Prove that $\int \vert \ \vert f_n\vert-\vert f_n-f\vert^p -\vert f\ \vert \ \vert d\mu \to 0$, if $\sup_n\vert f_n \vert\leq C$

Question

Let $f_n\in L(\mu)$, $1\leq p<\infty$ be such that $\exists C>0$ such that $\sup_n \vert f_n \vert^p\leq C$ and also $f_n\to f$. So prove that if $n\to\infty$, then $$\int \vert \ \vert f_n\vert-\vert f_n-f\vert^p -\vert f\ \vert \ \vert d\mu \to 0$$

Since the integrand is a positive functions, I tried to use Fatou's Lema for prooving something like $\lim \sup \int \cdots d\mu =0$, but wasn't successeful.

Searching I little more, I found something similar on "Lieb and Loss – Analysis" pg.21

I could understand (or almost could) this proof, but I found it too "tricky" and maybe there is another diffrent way…
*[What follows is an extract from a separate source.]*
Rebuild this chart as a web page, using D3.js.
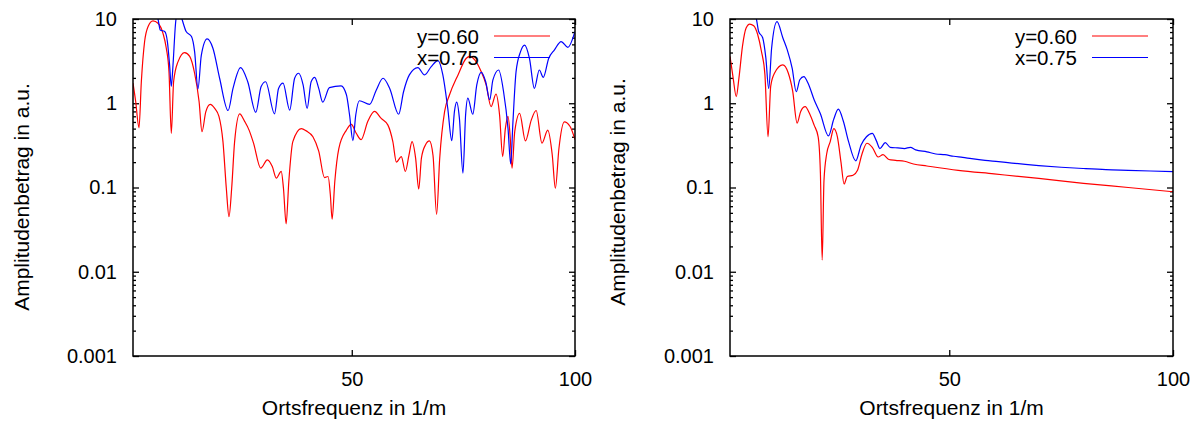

But also about this proof… I couldn't link the hypothesis of this theorem with my question, is there something missing? If $\mu(X)<\infty$ I could do $\vert f_n \vert^p \leq \sup \vert f_n \vert ^p \leq C \implies \int \vert f_n \vert ^pd\mu < C\mu(X)<\infty$ … otherwise I couldn't.

There are some steps of this proof that I couldn't get too, if anyone could give me hints of how to proceed by another way I'd be grateful!

Answer 1

What you are claiming:

Let $f_n\in L(\mu)$, $1\leq p<\infty$ be such that $\exists C>0$ such that $\sup_n \vert f_n \vert^p\leq C$ and also $f_n\to f$. So prove that if $n\to\infty$, then $$\int \vert \ \vert f_n\vert-\vert f_n-f\vert^p -\vert f\ \vert \ \vert d\mu \to 0$$

is in fact not true!

For a simple counter-example, take Lebesgue measure on $\mathbb R$, and consider $f_n(x) = c \, 1_{[n,n+1]}(x)$ for some $c>0$. Then $f_n \to f(x) := 0$, and $f_n$ is uniformly bounded in the sup-norm. Furthermore, $$ \int_\mathbb{R} ||f_n|-|f| - |f_n-f|^p|= \int_\mathbb{R} |c - c^p| \, 1_{[n,n+1]} = |c-c^p|>0, $$ if $p\ne 1$ and $c\ne 1$...

Maybe you made a mistake when copying this question?